20/20 hindsight also allows me to now see the invisibility of privilege and how it often navigates on Christian college campuses unchecked. I was oblivious to this then. It’s what I would describe as “theological ventriloquism” where the same concepts, themes, rhetoric and attempts at color blindness may come out of the mouths of Black men and women but the thoughts and ideas were framed for them by White thinkers. The sad reality is that they can be vessels for the continuation of privilege in Christianity without ever realizing it. Privilege in its many formations can go unnoticed because on Christian college campuses it can cloak and veil itself in the name Jesus Christ.
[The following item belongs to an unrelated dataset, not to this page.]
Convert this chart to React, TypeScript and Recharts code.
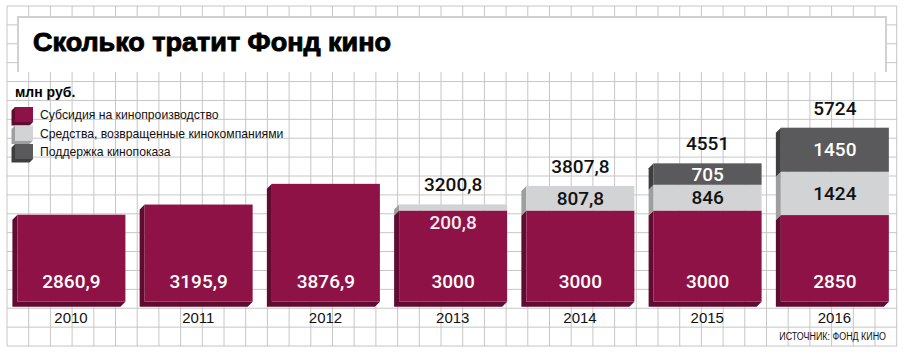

In Ralph Ellison’s classic novel Invisible Man, the unnamed protagonist comes away with his own truth after relating to various people in his journey. He says, “They were much the same, each attempting to force their picture of reality upon me and neither giving a hoot in hell for how things looked to me.” Though in an entirely different context, I totally understand the sentiments from the Invisible Man. Whether it was intentionally or unintentionally, discreetly or directly, a reality was waiting for me in class every Monday night and all day Saturday. Very rarely was I asked or was it even expected for me to articulate my own.